In this study, the adsorption behaviors of Pd-GaSe and Pd₃-GaSe monolayers on three gases (H₂, CO, and C₂H₂) decomposed by the transformer oil were studied using DFT calculations. The results show that Pd mono-atom doping and Pd₃ cluster doping can improve the adsorption capacity of the materials to the three gases compared with the intrinsic GaSe monolayer. The adsorption performance of Pd₃-GaSe for three gases is better than that of Pd-GaSe. All three kinds of adsorption of Pd₃-GaSe are chemical adsorption. It is speculated that the increase in the number of doped Pd atoms changes the original structure and charge distribution to a greater extent, more obviously enhances the conductivity, and thus enhances the adsorption performance of the gas. Through the analysis of DOS, the above viewpoint is also proved. By analyzing the frontier molecular orbitals and recovery characteristics, Pd₃-GaSe can be used as an ideal gas sensitive material for H₂ detection because of its good desorption properties and obvious conductivity changes.

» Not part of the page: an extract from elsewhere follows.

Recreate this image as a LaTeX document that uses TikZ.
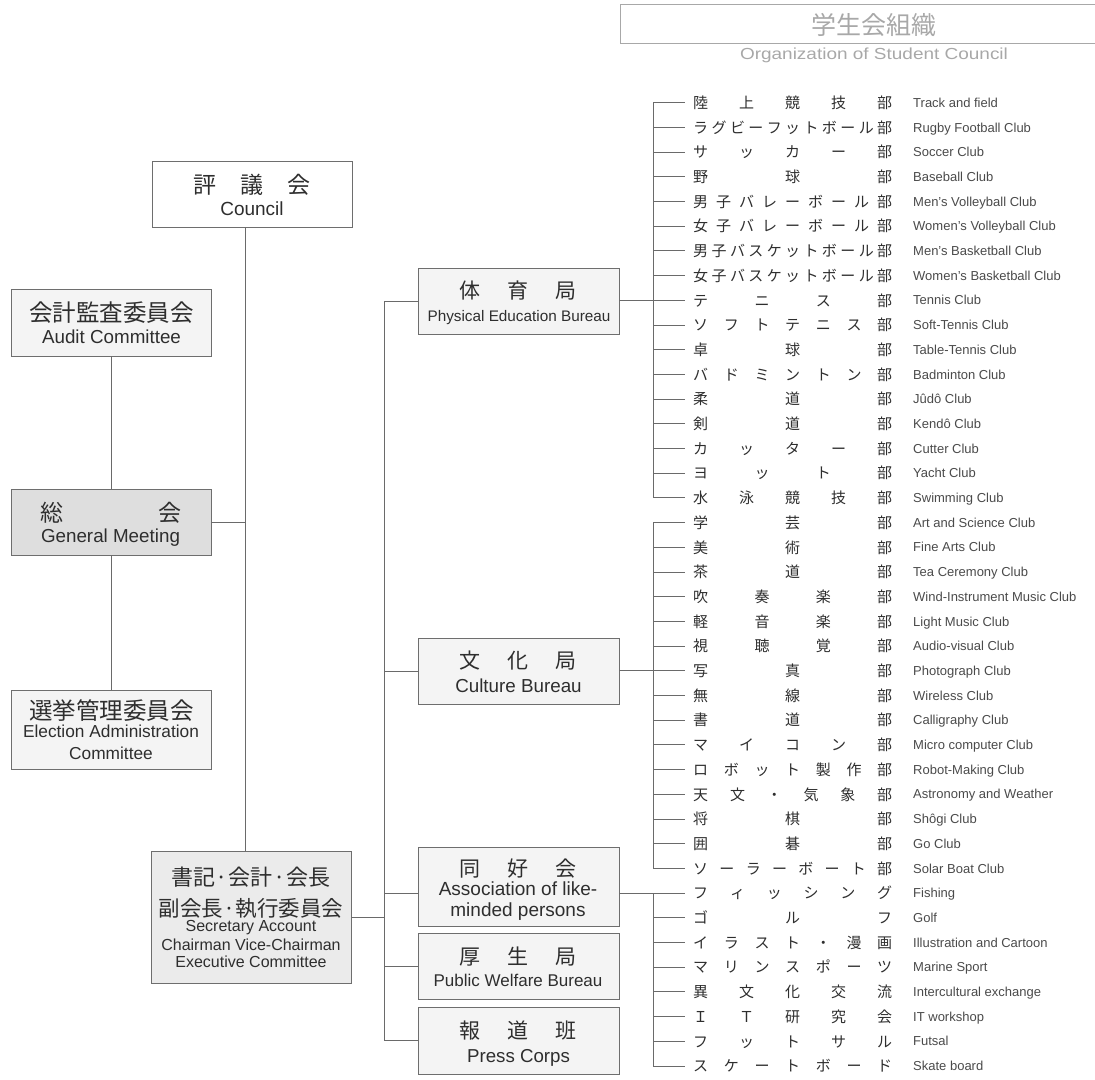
\documentclass[tikz,border=0pt]{standalone}
\usepackage{fontspec}
\usepackage{graphicx}
\setmainfont{Liberation Sans}
\newfontfamily\jp{Noto Sans CJK JP}
\definecolor{boxc}{HTML}{6E6E6E}
\definecolor{linec}{HTML}{6A6A6A}
\definecolor{txtc}{HTML}{2E2E2E}
\definecolor{enc}{HTML}{4A4A4A}
\definecolor{titlec}{HTML}{A8A8A8}
\definecolor{fillA}{HTML}{F4F4F4}
\definecolor{fillG}{HTML}{DEDEDE}
\definecolor{fillS}{HTML}{EBEBEB}
\def\jsfirst#1{#1\jsloop}
\def\jsloop#1{\ifx\relax#1\else\hfill#1\expandafter\jsloop\fi}
\newcommand\jspread[2]{\makebox[#1][s]{\expandafter\jsfirst#2\relax}}
\newcommand\fs[1]{\fontsize{#1}{#1}\selectfont}
\begin{document}
\begin{tikzpicture}[x=1pt,y=-1pt,
  box/.style={draw=boxc, line width=0.9pt, inner sep=0pt, outer sep=0pt},
  conn/.style={draw=linec, line width=0.9pt},
  tx/.style={inner sep=0pt, anchor=base, text=txtc},
  jtx/.style={tx, font=\jp\fs{#1}},
  etx/.style={tx, font=\fs{#1}},
  clubjp/.style={inner xsep=8pt, inner ysep=0pt, anchor=base west, text=txtc, font=\jp\fs{15}},
  cluben/.style={inner sep=0pt, anchor=base west, text=enc, font=\fs{13}},
  frame/.style={draw=titlec, line width=1pt}
]
\useasboundingbox (0,0) rectangle (1095,1079);

% title
\draw[frame] (1096,4) -- (620,4) -- (620,43) -- (1096,43);
\node[tx, text=titlec, font=\jp\fs{25}] (title) at (874,34.5) {学生会組織};
\node[tx, text=titlec, font=\fs{16}] (subtitle) at (874,59) {\scalebox{1.186}[1]{Organization of Student Council}};

% left boxes
\node[box, fill=white, minimum width=200pt, minimum height=66pt] (council) at (252,194) {};
\node[jtx=23] (council-j) at (252,193.7) {\jspread{117pt}{評議会}};
\node[etx=19] (council-e) at (252,215.5) {Council};

\node[box, fill=fillA, minimum width=200pt, minimum height=67pt] (audit) at (111,322.5) {};
\node[jtx=23.5] (audit-j) at (111.5,321.4) {会計監査委員会};
\node[etx=18.8] (audit-e) at (111.5,343.3) {Audit Committee};

\node[box, fill=fillG, minimum width=200pt, minimum height=66pt] (general) at (111,522) {};
\node[jtx=23] (general-j) at (110.5,521.2) {\jspread{141pt}{総会}};
\node[etx=18.8] (general-e) at (110.5,542.7) {General Meeting};

\node[box, fill=fillA, minimum width=200pt, minimum height=79pt] (election) at (111,729.5) {};
\node[jtx=23.5] (election-j) at (111.5,719) {選挙管理委員会};
\node[etx=17.3] (election-e1) at (111,737.7) {Election Administration};
\node[etx=17.3] (election-e2) at (111,759) {Committee};

\node[box, fill=fillS, minimum width=200pt, minimum height=132pt] (sec) at (251,917) {};
\node[jtx=22] (sec-j1) at (251,885.5) {\makebox[160pt][s]{書記\hfill ·\hfill 会計\hfill ·\hfill 会長}};
\node[jtx=21.5] (sec-j2) at (251,916.7) {副会長·執行委員会};
\node[etx=16] (sec-e1) at (251,931.7) {Secretary Account};
\node[etx=16] (sec-e2) at (251,950.7) {Chairman Vice-Chairman};
\node[etx=16] (sec-e3) at (251,967.7) {Executive Committee};

% bureaus
\node[box, fill=fillA, minimum width=201pt, minimum height=66pt] (phys) at (518.5,301) {};
\node[jtx=21] (phys-j) at (518,298.5) {\jspread{117pt}{体育局}};
\node[etx=15.3] (phys-e) at (519,321.7) {Physical Education Bureau};

\node[box, fill=fillA, minimum width=201pt, minimum height=66pt] (cult) at (518.5,671) {};
\node[jtx=21] (cult-j) at (518,668.8) {\jspread{117pt}{文化局}};
\node[etx=18.8] (cult-e) at (518.5,692.7) {Culture Bureau};

\node[box, fill=fillA, minimum width=201pt, minimum height=79pt] (assoc) at (518.5,886.5) {};
\node[jtx=21] (assoc-j) at (518,876.8) {\jspread{117pt}{同好会}};
\node[etx=19] (assoc-e1) at (518,895) {Association of like-};
\node[etx=19] (assoc-e2) at (518,916) {minded persons};

\node[box, fill=fillA, minimum width=201pt, minimum height=66pt] (pub) at (518.5,966) {};
\node[jtx=21] (pub-j) at (518,964.7) {\jspread{117pt}{厚生局}};
\node[etx=17] (pub-e) at (518,986.7) {Public Welfare Bureau};

\node[box, fill=fillA, minimum width=201pt, minimum height=67pt] (press) at (518.5,1040.5) {};
\node[jtx=21] (press-j) at (518,1038.5) {\jspread{117pt}{報道班}};
\node[etx=18.7] (press-e) at (518.5,1062) {Press Corps};

% left connectors
\coordinate (mx) at (245,0);
\coordinate (bx) at (384.5,0);
\draw[conn] (council.south -| mx) -- (sec.north -| mx);
\draw[conn] (audit.south) -- (general.north);
\draw[conn] (general.south) -- (election.north);
\draw[conn] (general.east) -- (general.east -| mx);
\draw[conn] (sec.east) -- (sec.east -| bx);
\draw[conn] (phys.west -| bx) -- (press.west -| bx);
\draw[conn] (phys.west) -- (phys.west -| bx);
\draw[conn] (cult.west) -- (cult.west -| bx);
\draw[conn] (pub.west) -- (pub.west -| bx);
\draw[conn] (press.west) -- (press.west -| bx);

% clubs
\foreach \i/\j/\e in {
0/陸上競技部/Track and field,
1/ラグビーフットボール部/Rugby Football Club,
2/サッカー部/Soccer Club,
3/野球部/Baseball Club,
4/男子バレーボール部/Men’s Volleyball Club,
5/女子バレーボール部/Women’s Volleyball Club,
6/男子バスケットボール部/Men’s Basketball Club,
7/女子バスケットボール部/Women’s Basketball Club,
8/テニス部/Tennis Club,
9/ソフトテニス部/Soft-Tennis Club,
10/卓球部/Table-Tennis Club,
11/バドミントン部/Badminton Club,
12/柔道部/Jûdô Club,
13/剣道部/Kendô Club,
14/カッター部/Cutter Club,
15/ヨット部/Yacht Club,
16/水泳競技部/Swimming Club,
17/学芸部/Art and Science Club,
18/美術部/Fine Arts Club,
19/茶道部/Tea Ceremony Club,
20/吹奏楽部/Wind-Instrument Music Club,
21/軽音楽部/Light Music Club,
22/視聴覚部/Audio-visual Club,
23/写真部/Photograph Club,
24/無線部/Wireless Club,
25/書道部/Calligraphy Club,
26/マイコン部/Micro computer Club,
27/ロボット製作部/Robot-Making Club,
28/天文・気象部/Astronomy and Weather,
29/将棋部/Shôgi Club,
30/囲碁部/Go Club,
31/ソーラーボート部/Solar Boat Club,
32/フィッシング/Fishing,
33/ゴルフ/Golf,
34/イラスト・漫画/Illustration and Cartoon,
35/マリンスポーツ/Marine Sport,
36/異文化交流/Intercultural exchange,
37/ＩＴ研究会/IT workshop,
38/フットサル/Futsal,
39/スケートボード/Skate board}{
  \pgfmathsetmacro\yy{102.7+24.7*\i}
  \coordinate (t\i) at (653,\yy);
  \node[clubjp] (j\i) at (685,\yy+5.7) {\jspread{199pt}{\j}};
  \node[cluben] (e\i) at (913,\yy+4.6) {\e};
  \draw[conn] (t\i) -- (t\i -| j\i.west);
}
\draw[conn] (t0) -- (t16);
\draw[conn] (t17) -- (t31);
\draw[conn] (t32) -- (t39);
\draw[conn] (phys.east |- t8) -- (t8);
\draw[conn] (cult.east |- t23) -- (t23);
\draw[conn] (assoc.east |- t32) -- (t32);
\draw[conn] (assoc.west |- t32) -- (bx |- t32);
\end{tikzpicture}
\end{document}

Pd-GaSe can also be used as a disposable resistive sensor for CO. Pd₃-GaSe is a sensing material suitable for the disposable resistive sensor for CO and C₂H₂. Therefore, Pd-GaSe and Pd₃-GaSe monolayers have great application potential in gas detection and adsorption, and are of important significance to the safe operation of power equipment.